Justice Chandrachud in his separate but concurring opinion held that the idea behind the ban was that presence of women will disturb celibacy, and that was placing burden of men's celibacy on women. This stigmatizes and stereotypes women, he analyzed.

Justice R F Nariman held that the customs and usages of Sabarimala temple must yield to the fundamental right of women to worship in the temple.

Women's Reservation Bill 

Women's Reservation Bill or the Constitution (108th Amendment) Bill, is a pending bill in India which proposes to amend the Constitution of India to reserve 33 per cent of all seats in the Lower House Lok Sabha, and in all state legislative assemblies for women. The seats to be reserved in rotation will be determined by draw of lots in such a way that a seat shall be reserved only once in three consecutive general elections. The Upper House, Rajya Sabha passed the bill on March 9, 2010.

As of today, the Lok Sabha has not yet voted on the bill and the bill still remains in limbo. If the Lok Sabha were to approve the bill, it would then have to be passed by half of India's state legislatures and signed by the President.


Subsequent to the year 2013 that witnessed the promulgation of the Criminal Law Amendment Act and the POSH Act, there have been several other changes in law that have been for the welfare, security and benefit of women as well as with the aim to eliminate gender-based discrimination, one of the fundamentals of the Constitution of India.As we have seen the Supreme Court, has taken several initiatives and in some cases issued directions to the Government as well, but it is the practical implementation of these laws that is required to ensure equality of women.

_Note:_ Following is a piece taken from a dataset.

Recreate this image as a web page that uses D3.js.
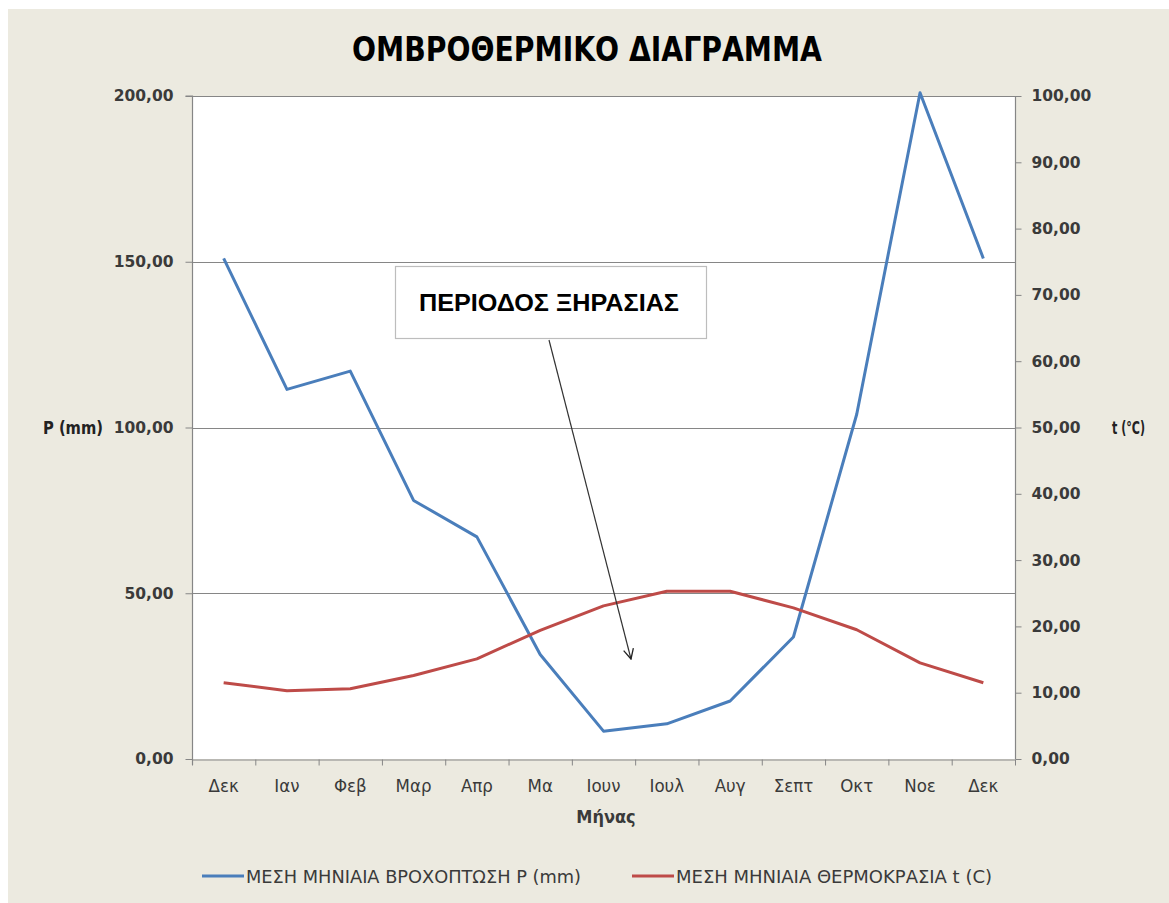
<!DOCTYPE html>
<html>
<head>
<meta charset="utf-8">
<script src="https://cdn.jsdelivr.net/npm/d3@7"></script>
<style>
  html, body { margin: 0; padding: 0; background: #ffffff; }
  svg { display: block; }
</style>
</head>
<body>
<svg id="chart" width="1169" height="903"></svg>
<script>
// Months along the x axis (December repeated at both ends)
const months = ["Δεκ", "Ιαν", "Φεβ", "Μαρ", "Απρ", "Μα", "Ιουν", "Ιουλ", "Αυγ", "Σεπτ", "Οκτ", "Νοε", "Δεκ"];
// Mean monthly precipitation P (mm) – left axis
const rain = [151, 111.5, 117, 78, 67, 31.5, 8.4, 10.6, 17.5, 36.8, 104, 201, 151];
// Mean monthly temperature t (°C) – right axis
const temp = [11.5, 10.3, 10.6, 12.6, 15.1, 19.4, 23.1, 25.3, 25.3, 22.8, 19.5, 14.5, 11.5];
// Axis ticks
const rainTicks = [0, 50, 100, 150, 200];
const tempTicks = [0, 10, 20, 30, 40, 50, 60, 70, 80, 90, 100];

const fmt = v => v.toFixed(2).replace(".", ",");

const svg = d3.select("#chart");
const W = 1169, H = 903;
const plot = { left: 192, right: 1015, top: 96, bottom: 759 };

const BLUE = "#4a7ebb", RED = "#be4b48", AXIS = "#868686", TXT = "#3a3a3a";
const NARROW = "'Liberation Sans Narrow', 'DejaVu Sans Condensed', 'Open Sans', sans-serif";

// Background panel
svg.append("rect").attr("x", 8).attr("y", 9).attr("width", W - 8).attr("height", H - 9)
  .attr("fill", "#eceae0");

// Plot area
svg.append("rect").attr("x", plot.left).attr("y", plot.top)
  .attr("width", plot.right - plot.left).attr("height", plot.bottom - plot.top)
  .attr("fill", "#ffffff");

const idx = months.map((m, i) => i);
const x = d3.scaleBand().domain(idx).range([plot.left, plot.right]).paddingInner(0).paddingOuter(0);
const yL = d3.scaleLinear().domain([0, 200]).range([plot.bottom, plot.top]);
const yR = d3.scaleLinear().domain([0, 100]).range([plot.bottom, plot.top]);
const cx = i => x(i) + x.bandwidth() / 2;

// Gridlines on the precipitation scale
svg.append("g").selectAll("line").data(rainTicks.filter(v => v > 0)).join("line")
  .attr("x1", plot.left).attr("x2", plot.right)
  .attr("y1", d => Math.round(yL(d)) + 0.5).attr("y2", d => Math.round(yL(d)) + 0.5)
  .attr("stroke", AXIS).attr("stroke-width", 1);

// Left axis
const gL = svg.append("g").attr("transform", `translate(${plot.left + 0.5},0)`)
  .call(d3.axisLeft(yL).tickValues(rainTicks).tickFormat(fmt).tickSize(7).tickPadding(12));
// Right axis
const gR = svg.append("g").attr("transform", `translate(${plot.right + 0.5},0)`)
  .call(d3.axisRight(yR).tickValues(tempTicks).tickFormat(fmt).tickSize(6).tickPadding(10));
// Bottom axis: ticks at category boundaries
const bottomTicks = idx.concat([months.length]);
const xb = d3.scaleLinear().domain([0, months.length]).range([plot.left, plot.right]);
const gB = svg.append("g").attr("transform", `translate(0,${plot.bottom + 0.5})`)
  .call(d3.axisBottom(xb).tickValues(bottomTicks).tickFormat("").tickSize(6).tickSizeOuter(0));

[gL, gR, gB].forEach(g => {
  g.select(".domain").attr("stroke", AXIS).attr("stroke-width", 1.2);
  g.selectAll(".tick line").attr("stroke", AXIS);
});
gL.select(".domain").attr("d", `M-7,${plot.top}H0V${plot.bottom + 6}`);
gR.select(".domain").attr("d", `M0,${plot.top}V${plot.bottom}`);
[gL, gR].forEach(g => g.selectAll(".tick text")
  .attr("font-family", "'DejaVu Sans', Verdana, sans-serif")
  .attr("font-weight", "bold").attr("font-size", 15.5).attr("fill", TXT));

// Month labels
svg.append("g").selectAll("text").data(idx).join("text")
  .attr("x", d => cx(d)).attr("y", 792)
  .attr("text-anchor", "middle")
  .attr("font-family", NARROW).attr("font-size", 18.5).attr("fill", TXT)
  .text(d => months[d]);

// Axis titles
svg.append("text").attr("x", 606).attr("y", 823).attr("text-anchor", "middle")
  .attr("font-family", NARROW).attr("font-size", 18).attr("font-weight", "bold").attr("fill", TXT)
  .text("Μήνας");
svg.append("text").attr("x", 43).attr("y", 434).attr("textLength", 60).attr("lengthAdjust", "spacingAndGlyphs")
  .attr("font-family", NARROW).attr("font-size", 17).attr("font-weight", "bold").attr("fill", "#222")
  .text("P (mm)");
svg.append("text").attr("x", 1112).attr("y", 434).attr("textLength", 33).attr("lengthAdjust", "spacingAndGlyphs")
  .attr("font-family", NARROW).attr("font-size", 17).attr("font-weight", "bold").attr("fill", "#222")
  .text("t (°C)");

// Title
svg.append("text").attr("x", 587).attr("y", 61).attr("text-anchor", "middle")
  .attr("textLength", 470).attr("lengthAdjust", "spacingAndGlyphs")
  .attr("font-family", NARROW).attr("font-size", 34).attr("font-weight", "bold").attr("fill", "#000")
  .text("ΟΜΒΡΟΘΕΡΜΙΚΟ ΔΙΑΓΡΑΜΜΑ");

// Series lines
const lineRain = d3.line().x((d, i) => cx(i)).y(d => yL(d));
const lineTemp = d3.line().x((d, i) => cx(i)).y(d => yR(d));
svg.append("path").datum(rain).attr("d", lineRain)
  .attr("fill", "none").attr("stroke", BLUE).attr("stroke-width", 3).attr("stroke-linejoin", "round");
svg.append("path").datum(temp).attr("d", lineTemp)
  .attr("fill", "none").attr("stroke", RED).attr("stroke-width", 3).attr("stroke-linejoin", "round");

// Dry-period callout
svg.append("defs").append("marker").attr("id", "arrowOpen")
  .attr("viewBox", "0 0 12 12").attr("refX", 11).attr("refY", 6)
  .attr("markerWidth", 12).attr("markerHeight", 12).attr("markerUnits", "userSpaceOnUse")
  .attr("orient", "auto")
  .append("path").attr("d", "M1,1L11,6L1,11").attr("fill", "none").attr("stroke", "#222").attr("stroke-width", 1.3);
svg.append("line").attr("x1", 549).attr("y1", 340).attr("x2", 631).attr("y2", 659)
  .attr("stroke", "#333").attr("stroke-width", 1.2).attr("marker-end", "url(#arrowOpen)");
svg.append("rect").attr("x", 395.5).attr("y", 266.5).attr("width", 311).attr("height", 72)
  .attr("fill", "#ffffff").attr("stroke", "#bdbdbd").attr("stroke-width", 1.2);
svg.append("text").attr("x", 549).attr("y", 311).attr("text-anchor", "middle")
  .attr("textLength", 260).attr("lengthAdjust", "spacingAndGlyphs")
  .attr("font-family", "'Liberation Sans', Arial, sans-serif").attr("font-size", 24)
  .attr("font-weight", "bold").attr("fill", "#000")
  .text("ΠΕΡΙΟΔΟΣ ΞΗΡΑΣΙΑΣ");

// Legend
const legend = [
  { color: BLUE, label: "ΜΕΣΗ ΜΗΝΙΑΙΑ ΒΡΟΧΟΠΤΩΣΗ P (mm)", x: 202, w: 335 },
  { color: RED, label: "ΜΕΣΗ ΜΗΝΙΑΙΑ ΘΕΡΜΟΚΡΑΣΙΑ t (C)", x: 632, w: 316 }
];
const lg = svg.append("g").selectAll("g").data(legend).join("g")
  .attr("transform", d => `translate(${d.x},876)`);
lg.append("line").attr("x1", 0).attr("x2", 42).attr("y1", 0).attr("y2", 0)
  .attr("stroke", d => d.color).attr("stroke-width", 3);
lg.append("text").attr("x", 44).attr("y", 6.5).attr("textLength", d => d.w).attr("lengthAdjust", "spacingAndGlyphs")
  .attr("font-family", NARROW).attr("font-size", 18).attr("fill", TXT)
  .text(d => d.label);
</script>
</body>
</html>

There are a great many difficulties that many Indian women face, which include poverty, female feticide, sexual harassment, lack of education, job skill training. India still ranks 108th among 149 countries in the World Economic Forum's (WEF) Global Gender Gap Index, 2018 (See). A lot need to be done to ensure that Indian women have equal rights and we see an India defined by inclusive citizenship rather than exclusive.